Em ano de Centenário da Restauração da Diocese, o Bispo lembrou os “tantos fiéis que, ao longo de 100 anos, ajudaram a construir a Igreja diocesana que somos hoje”. Não apenas os que já passaram pela história, mas também “muitos dos que estão aqui, que vivem e testemunham a fé nos nossos dias, e os santos ao pé da porta, que não estão nos altares, mas podem ser os nossos familiares, amigos ou companheiros de trabalho”. Nesse sentido, apelou ao testemunho renovado às novas gerações “que vivem este mundo novo e precisam de quem lhe indique novos caminhos e modos de despertar no coração a alegria, a beleza e o conforto da fé”.
Um outro apelo foi à oração “para que Deus dê pastores à sua Igreja, em particular a esta diocese, que já foi viveiro de vocações sacerdotais e hoje atravessa a seca do deserto”. “Depende de vós e da vossa oração”, frisou D. António Marto.
Um último comentário foi para a moldura humana que observava: “este largo da Sé bem podia chamar-se, hoje, largo da comunhão”. E defendeu a importância deste sentimento e desta vivência, “num tempo em que passamos uns pelos outros a correr, sem tempo de nos olharmos nos olhos e nos sentirmos irmãos”. E o aplauso dos presentes concordou com a sua conclusão: “o mundo precisa disto, da alegria do encontro, da comunhão, da fraternidade, da fé”.

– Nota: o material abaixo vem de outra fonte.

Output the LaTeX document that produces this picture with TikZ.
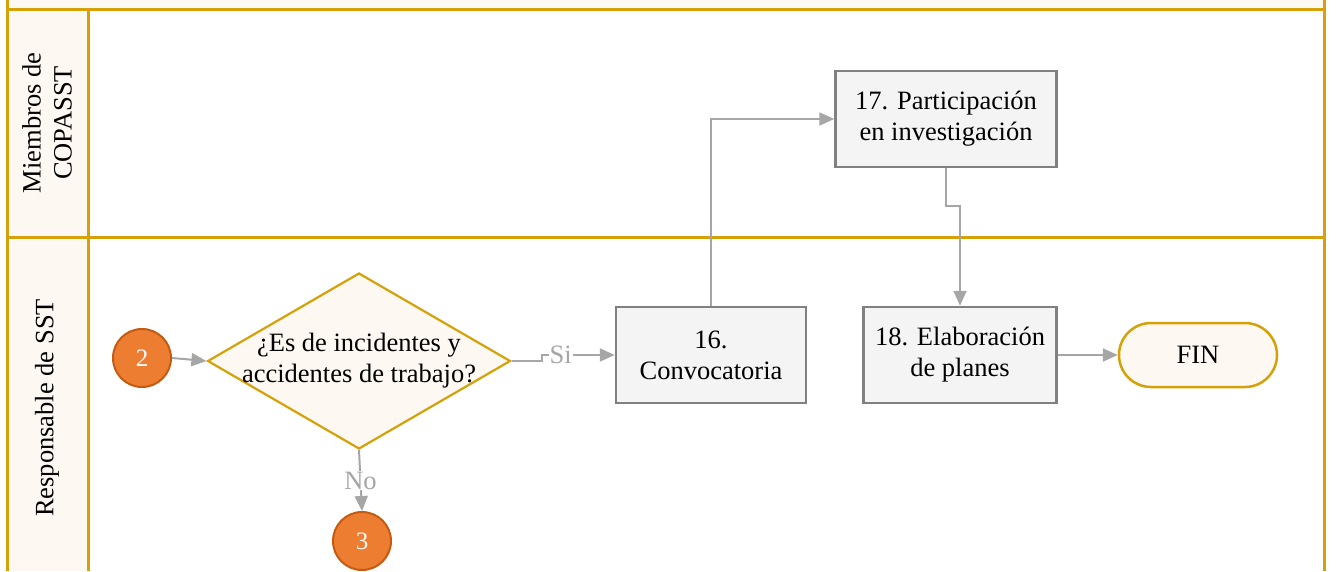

Nessa linha, ainda o reforço ao convite à participação massiva na Festa da Fé, que deverá reunir toda a Diocese nesta cidade, nos próximos dias 15 a 17 de junho.
Cardeal que fica
Novo e vigoroso aplauso surgiu quando o vigário geral, padre Jorge Guarda, lembrou a recente nomeação de D. António Marto como cardeal, anunciada pelo Papa Francisco. O Bispo agradeceu, sublinhou que “esta distinção é também vossa, de toda a Diocese” e tranquilizou os que, de tantas formas, lhe têm perguntado sobre o futuro: “descansai, que o vosso bispo fica cá, não vai embora; apenas terá mais uma missão a desempenhar ao serviço da Igreja”.
Por fim, as três filarmónicas do Arrabal, da Bajouca e da Bidoeira tocaram uma peça em conjunto e saudaram o Bispo, uma a uma, acompanhando musicalmente o dispersar da multidão.